*Problem to work on*.
Transcribe all of the material below word for word and leave out its pictures.

*Supplied information*.
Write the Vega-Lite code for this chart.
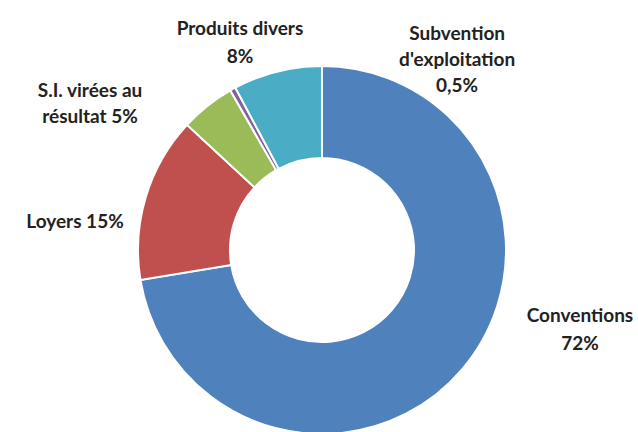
{
  "$schema": "https://vega.github.io/schema/vega-lite/v6.json",
  "width": 632,
  "height": 364,
  "padding": {"left": 6, "top": 68, "right": 0, "bottom": 0},
  "autosize": {"type": "none"},
  "background": "white",
  "config": {"view": {"stroke": null}},
  "data": {
    "values": [
      {"category": "Conventions", "value": 72.4, "label": "Conventions\n72%"},
      {"category": "Loyers", "value": 14.5, "label": "Loyers 15%"},
      {"category": "S.I. virées au résultat", "value": 4.8, "label": "S.I. virées au\nrésultat 5%"},
      {"category": "Subvention d'exploitation", "value": 0.5, "label": "Subvention\nd'exploitation\n0,5%"},
      {"category": "Produits divers", "value": 7.8, "label": "Produits divers\n8%"}
    ]
  },
  "transform": [{"window": [{"op": "row_number", "as": "idx"}]}],
  "encoding": {
    "theta": {"field": "value", "type": "quantitative", "stack": true},
    "order": {"field": "idx", "type": "quantitative"}
  },
  "layer": [
    {
      "mark": {"type": "arc", "innerRadius": 92, "outerRadius": 184, "stroke": "white", "strokeWidth": 2},
      "encoding": {
        "color": {
          "field": "category",
          "type": "nominal",
          "legend": null,
          "scale": {
            "domain": ["Conventions", "Loyers", "S.I. virées au résultat", "Subvention d'exploitation", "Produits divers"],
            "range": ["#4F81BD", "#C0504D", "#9BBB59", "#8064A2", "#4BACC6"]
          }
        }
      }
    },
    {
      "mark": {"type": "text", "radius": 243, "dx": 72.7, "dy": -85, "font": "Lato", "fontWeight": "bold", "fontSize": 19, "color": "#222222", "align": "center", "baseline": "alphabetic", "lineBreak": "\n", "lineHeight": 28},
      "encoding": {"text": {"condition": {"test": "datum.category === 'Conventions'", "field": "label"}, "value": ""}}
    },
    {
      "mark": {"type": "text", "radius": 243, "dx": -14.3, "dy": 48.3, "font": "Lato", "fontWeight": "bold", "fontSize": 19, "color": "#222222", "align": "center", "baseline": "alphabetic", "lineBreak": "\n", "lineHeight": 26},
      "encoding": {"text": {"condition": {"test": "datum.category === 'Loyers'", "field": "label"}, "value": ""}}
    },
    {
      "mark": {"type": "text", "radius": 264, "dx": -67.6, "dy": 53.3, "font": "Lato", "fontWeight": "bold", "fontSize": 19, "color": "#222222", "align": "center", "baseline": "alphabetic", "lineBreak": "\n", "lineHeight": 26.5},
      "encoding": {"text": {"condition": {"test": "datum.category === 'S.I. virées au résultat'", "field": "label"}, "value": ""}}
    },
    {
      "mark": {"type": "text", "radius": 200, "dx": 232, "dy": -35, "font": "Lato", "fontWeight": "bold", "fontSize": 19, "color": "#222222", "align": "center", "baseline": "alphabetic", "lineBreak": "\n", "lineHeight": 26},
      "encoding": {"text": {"condition": {"test": "datum.category === \"Subvention d'exploitation\"", "field": "label"}, "value": ""}}
    },
    {
      "mark": {"type": "text", "radius": 228, "dx": -26.7, "dy": 6.2, "font": "Lato", "fontWeight": "bold", "fontSize": 19, "color": "#222222", "align": "center", "baseline": "alphabetic", "lineBreak": "\n", "lineHeight": 28},
      "encoding": {"text": {"condition": {"test": "datum.category === 'Produits divers'", "field": "label"}, "value": ""}}
    }
  ]
}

*Answer below*.
Write the Vega-Lite code for this chart.
{
  "$schema": "https://vega.github.io/schema/vega-lite/v6.json",
  "width": 632,
  "height": 364,
  "padding": {"left": 6, "top": 68, "right": 0, "bottom": 0},
  "autosize": {"type": "none"},
  "background": "white",
  "config": {"view": {"stroke": null}},
  "data": {
    "values": [
      {"category": "Conventions", "value": 72.4, "label": "Conventions\n72%"},
      {"category": "Loyers", "value": 14.5, "label": "Loyers 15%"},
      {"category": "S.I. virées au résultat", "value": 4.8, "label": "S.I. virées au\nrésultat 5%"},
      {"category": "Subvention d'exploitation", "value": 0.5, "label": "Subvention\nd'exploitation\n0,5%"},
      {"category": "Produits divers", "value": 7.8, "label": "Produits divers\n8%"}
    ]
  },
  "transform": [{"window": [{"op": "row_number", "as": "idx"}]}],
  "encoding": {
    "theta": {"field": "value", "type": "quantitative", "stack": true},
    "order": {"field": "idx", "type": "quantitative"}
  },
  "layer": [
    {
      "mark": {"type": "arc", "innerRadius": 92, "outerRadius": 184, "stroke": "white", "strokeWidth": 2},
      "encoding": {
        "color": {
          "field": "category",
          "type": "nominal",
          "legend": null,
          "scale": {
            "domain": ["Conventions", "Loyers", "S.I. virées au résultat", "Subvention d'exploitation", "Produits divers"],
            "range": ["#4F81BD", "#C0504D", "#9BBB59", "#8064A2", "#4BACC6"]
          }
        }
      }
    },
    {
      "mark": {"type": "text", "radius": 243, "dx": 72.7, "dy": -85, "font": "Lato", "fontWeight": "bold", "fontSize": 19, "color": "#222222", "align": "center", "baseline": "alphabetic", "lineBreak": "\n", "lineHeight": 28},
      "encoding": {"text": {"condition": {"test": "datum.category === 'Conventions'", "field": "label"}, "value": ""}}
    },
    {
      "mark": {"type": "text", "radius": 243, "dx": -14.3, "dy": 48.3, "font": "Lato", "fontWeight": "bold", "fontSize": 19, "color": "#222222", "align": "center", "baseline": "alphabetic", "lineBreak": "\n", "lineHeight": 26},
      "encoding": {"text": {"condition": {"test": "datum.category === 'Loyers'", "field": "label"}, "value": ""}}
    },
    {
      "mark": {"type": "text", "radius": 264, "dx": -67.6, "dy": 53.3, "font": "Lato", "fontWeight": "bold", "fontSize": 19, "color": "#222222", "align": "center", "baseline": "alphabetic", "lineBreak": "\n", "lineHeight": 26.5},
      "encoding": {"text": {"condition": {"test": "datum.category === 'S.I. virées au résultat'", "field": "label"}, "value": ""}}
    },
    {
      "mark": {"type": "text", "radius": 200, "dx": 232, "dy": -35, "font": "Lato", "fontWeight": "bold", "fontSize": 19, "color": "#222222", "align": "center", "baseline": "alphabetic", "lineBreak": "\n", "lineHeight": 26},
      "encoding": {"text": {"condition": {"test": "datum.category === \"Subvention d'exploitation\"", "field": "label"}, "value": ""}}
    },
    {
      "mark": {"type": "text", "radius": 228, "dx": -26.7, "dy": 6.2, "font": "Lato", "fontWeight": "bold", "fontSize": 19, "color": "#222222", "align": "center", "baseline": "alphabetic", "lineBreak": "\n", "lineHeight": 28},
      "encoding": {"text": {"condition": {"test": "datum.category === 'Produits divers'", "field": "label"}, "value": ""}}
    }
  ]
}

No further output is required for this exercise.